# Data block
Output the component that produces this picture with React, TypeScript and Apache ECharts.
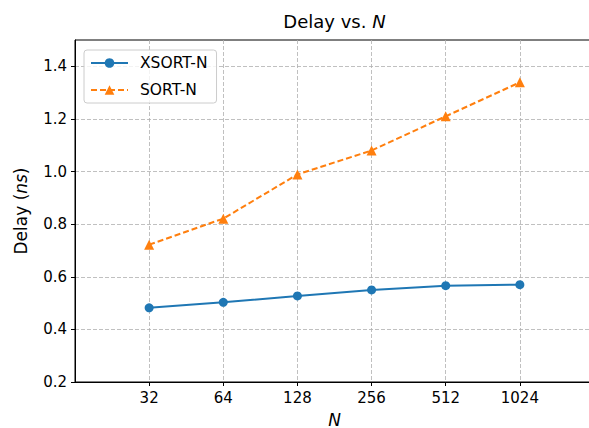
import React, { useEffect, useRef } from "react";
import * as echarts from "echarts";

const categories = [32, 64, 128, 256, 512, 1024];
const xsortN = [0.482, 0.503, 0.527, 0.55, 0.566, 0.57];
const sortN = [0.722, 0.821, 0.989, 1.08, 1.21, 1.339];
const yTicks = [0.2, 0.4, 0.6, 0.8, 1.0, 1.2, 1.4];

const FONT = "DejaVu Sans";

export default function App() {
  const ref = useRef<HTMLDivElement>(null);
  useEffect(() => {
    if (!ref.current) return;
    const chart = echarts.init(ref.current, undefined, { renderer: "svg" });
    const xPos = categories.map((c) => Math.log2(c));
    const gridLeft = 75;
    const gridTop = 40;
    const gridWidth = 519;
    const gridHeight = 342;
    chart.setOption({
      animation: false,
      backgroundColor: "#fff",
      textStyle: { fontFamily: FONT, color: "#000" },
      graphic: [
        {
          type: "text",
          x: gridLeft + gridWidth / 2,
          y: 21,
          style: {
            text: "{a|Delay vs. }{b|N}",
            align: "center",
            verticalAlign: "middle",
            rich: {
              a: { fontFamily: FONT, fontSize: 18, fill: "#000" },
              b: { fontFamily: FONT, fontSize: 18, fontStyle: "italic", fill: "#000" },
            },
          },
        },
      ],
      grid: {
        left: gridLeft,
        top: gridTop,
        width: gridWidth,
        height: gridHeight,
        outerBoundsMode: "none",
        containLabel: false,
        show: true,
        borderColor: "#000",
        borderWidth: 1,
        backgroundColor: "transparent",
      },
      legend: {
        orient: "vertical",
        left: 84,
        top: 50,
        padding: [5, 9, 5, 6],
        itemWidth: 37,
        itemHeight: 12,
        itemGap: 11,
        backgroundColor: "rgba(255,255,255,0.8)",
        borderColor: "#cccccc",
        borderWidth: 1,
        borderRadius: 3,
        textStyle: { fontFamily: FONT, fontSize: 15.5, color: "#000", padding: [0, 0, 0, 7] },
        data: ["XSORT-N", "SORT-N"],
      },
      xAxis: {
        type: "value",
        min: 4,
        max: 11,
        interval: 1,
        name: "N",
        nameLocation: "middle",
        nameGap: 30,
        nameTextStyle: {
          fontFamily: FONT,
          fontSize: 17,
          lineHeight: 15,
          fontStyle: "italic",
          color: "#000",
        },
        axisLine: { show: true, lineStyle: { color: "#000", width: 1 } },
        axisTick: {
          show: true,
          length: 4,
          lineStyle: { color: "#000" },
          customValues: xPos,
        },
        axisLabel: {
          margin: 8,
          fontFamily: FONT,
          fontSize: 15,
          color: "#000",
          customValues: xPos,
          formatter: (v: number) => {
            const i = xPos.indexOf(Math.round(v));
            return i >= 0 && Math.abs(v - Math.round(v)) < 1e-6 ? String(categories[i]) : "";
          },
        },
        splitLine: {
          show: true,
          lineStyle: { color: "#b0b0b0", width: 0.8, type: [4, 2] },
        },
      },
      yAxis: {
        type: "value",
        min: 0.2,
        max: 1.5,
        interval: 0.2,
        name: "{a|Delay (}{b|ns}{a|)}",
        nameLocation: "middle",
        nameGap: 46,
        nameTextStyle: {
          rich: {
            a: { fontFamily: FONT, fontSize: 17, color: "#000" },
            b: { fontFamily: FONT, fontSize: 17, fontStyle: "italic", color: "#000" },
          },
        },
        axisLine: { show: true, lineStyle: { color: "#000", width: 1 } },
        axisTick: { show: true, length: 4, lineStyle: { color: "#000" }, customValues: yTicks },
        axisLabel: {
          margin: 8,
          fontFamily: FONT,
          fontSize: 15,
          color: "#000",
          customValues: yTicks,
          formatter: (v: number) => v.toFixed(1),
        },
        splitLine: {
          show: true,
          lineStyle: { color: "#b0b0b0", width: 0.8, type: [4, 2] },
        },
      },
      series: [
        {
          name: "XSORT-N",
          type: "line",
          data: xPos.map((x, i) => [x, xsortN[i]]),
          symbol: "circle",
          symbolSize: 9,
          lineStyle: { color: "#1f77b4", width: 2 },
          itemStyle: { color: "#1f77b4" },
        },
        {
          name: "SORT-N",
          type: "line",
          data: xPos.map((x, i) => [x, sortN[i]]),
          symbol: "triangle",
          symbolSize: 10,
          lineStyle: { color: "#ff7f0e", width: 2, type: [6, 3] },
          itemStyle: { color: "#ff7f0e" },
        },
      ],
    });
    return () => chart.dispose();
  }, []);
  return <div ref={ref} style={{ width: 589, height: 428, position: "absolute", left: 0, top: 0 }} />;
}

# Aim of the task
Omit pictures; set down the rest of the material word for word.

# Response to this task
Output the component that produces this picture with React, TypeScript and Apache ECharts.
import React, { useEffect, useRef } from "react";
import * as echarts from "echarts";

const categories = [32, 64, 128, 256, 512, 1024];
const xsortN = [0.482, 0.503, 0.527, 0.55, 0.566, 0.57];
const sortN = [0.722, 0.821, 0.989, 1.08, 1.21, 1.339];
const yTicks = [0.2, 0.4, 0.6, 0.8, 1.0, 1.2, 1.4];

const FONT = "DejaVu Sans";

export default function App() {
  const ref = useRef<HTMLDivElement>(null);
  useEffect(() => {
    if (!ref.current) return;
    const chart = echarts.init(ref.current, undefined, { renderer: "svg" });
    const xPos = categories.map((c) => Math.log2(c));
    const gridLeft = 75;
    const gridTop = 40;
    const gridWidth = 519;
    const gridHeight = 342;
    chart.setOption({
      animation: false,
      backgroundColor: "#fff",
      textStyle: { fontFamily: FONT, color: "#000" },
      graphic: [
        {
          type: "text",
          x: gridLeft + gridWidth / 2,
          y: 21,
          style: {
            text: "{a|Delay vs. }{b|N}",
            align: "center",
            verticalAlign: "middle",
            rich: {
              a: { fontFamily: FONT, fontSize: 18, fill: "#000" },
              b: { fontFamily: FONT, fontSize: 18, fontStyle: "italic", fill: "#000" },
            },
          },
        },
      ],
      grid: {
        left: gridLeft,
        top: gridTop,
        width: gridWidth,
        height: gridHeight,
        outerBoundsMode: "none",
        containLabel: false,
        show: true,
        borderColor: "#000",
        borderWidth: 1,
        backgroundColor: "transparent",
      },
      legend: {
        orient: "vertical",
        left: 84,
        top: 50,
        padding: [5, 9, 5, 6],
        itemWidth: 37,
        itemHeight: 12,
        itemGap: 11,
        backgroundColor: "rgba(255,255,255,0.8)",
        borderColor: "#cccccc",
        borderWidth: 1,
        borderRadius: 3,
        textStyle: { fontFamily: FONT, fontSize: 15.5, color: "#000", padding: [0, 0, 0, 7] },
        data: ["XSORT-N", "SORT-N"],
      },
      xAxis: {
        type: "value",
        min: 4,
        max: 11,
        interval: 1,
        name: "N",
        nameLocation: "middle",
        nameGap: 30,
        nameTextStyle: {
          fontFamily: FONT,
          fontSize: 17,
          lineHeight: 15,
          fontStyle: "italic",
          color: "#000",
        },
        axisLine: { show: true, lineStyle: { color: "#000", width: 1 } },
        axisTick: {
          show: true,
          length: 4,
          lineStyle: { color: "#000" },
          customValues: xPos,
        },
        axisLabel: {
          margin: 8,
          fontFamily: FONT,
          fontSize: 15,
          color: "#000",
          customValues: xPos,
          formatter: (v: number) => {
            const i = xPos.indexOf(Math.round(v));
            return i >= 0 && Math.abs(v - Math.round(v)) < 1e-6 ? String(categories[i]) : "";
          },
        },
        splitLine: {
          show: true,
          lineStyle: { color: "#b0b0b0", width: 0.8, type: [4, 2] },
        },
      },
      yAxis: {
        type: "value",
        min: 0.2,
        max: 1.5,
        interval: 0.2,
        name: "{a|Delay (}{b|ns}{a|)}",
        nameLocation: "middle",
        nameGap: 46,
        nameTextStyle: {
          rich: {
            a: { fontFamily: FONT, fontSize: 17, color: "#000" },
            b: { fontFamily: FONT, fontSize: 17, fontStyle: "italic", color: "#000" },
          },
        },
        axisLine: { show: true, lineStyle: { color: "#000", width: 1 } },
        axisTick: { show: true, length: 4, lineStyle: { color: "#000" }, customValues: yTicks },
        axisLabel: {
          margin: 8,
          fontFamily: FONT,
          fontSize: 15,
          color: "#000",
          customValues: yTicks,
          formatter: (v: number) => v.toFixed(1),
        },
        splitLine: {
          show: true,
          lineStyle: { color: "#b0b0b0", width: 0.8, type: [4, 2] },
        },
      },
      series: [
        {
          name: "XSORT-N",
          type: "line",
          data: xPos.map((x, i) => [x, xsortN[i]]),
          symbol: "circle",
          symbolSize: 9,
          lineStyle: { color: "#1f77b4", width: 2 },
          itemStyle: { color: "#1f77b4" },
        },
        {
          name: "SORT-N",
          type: "line",
          data: xPos.map((x, i) => [x, sortN[i]]),
          symbol: "triangle",
          symbolSize: 10,
          lineStyle: { color: "#ff7f0e", width: 2, type: [6, 3] },
          itemStyle: { color: "#ff7f0e" },
        },
      ],
    });
    return () => chart.dispose();
  }, []);
  return <div ref={ref} style={{ width: 589, height: 428, position: "absolute", left: 0, top: 0 }} />;
}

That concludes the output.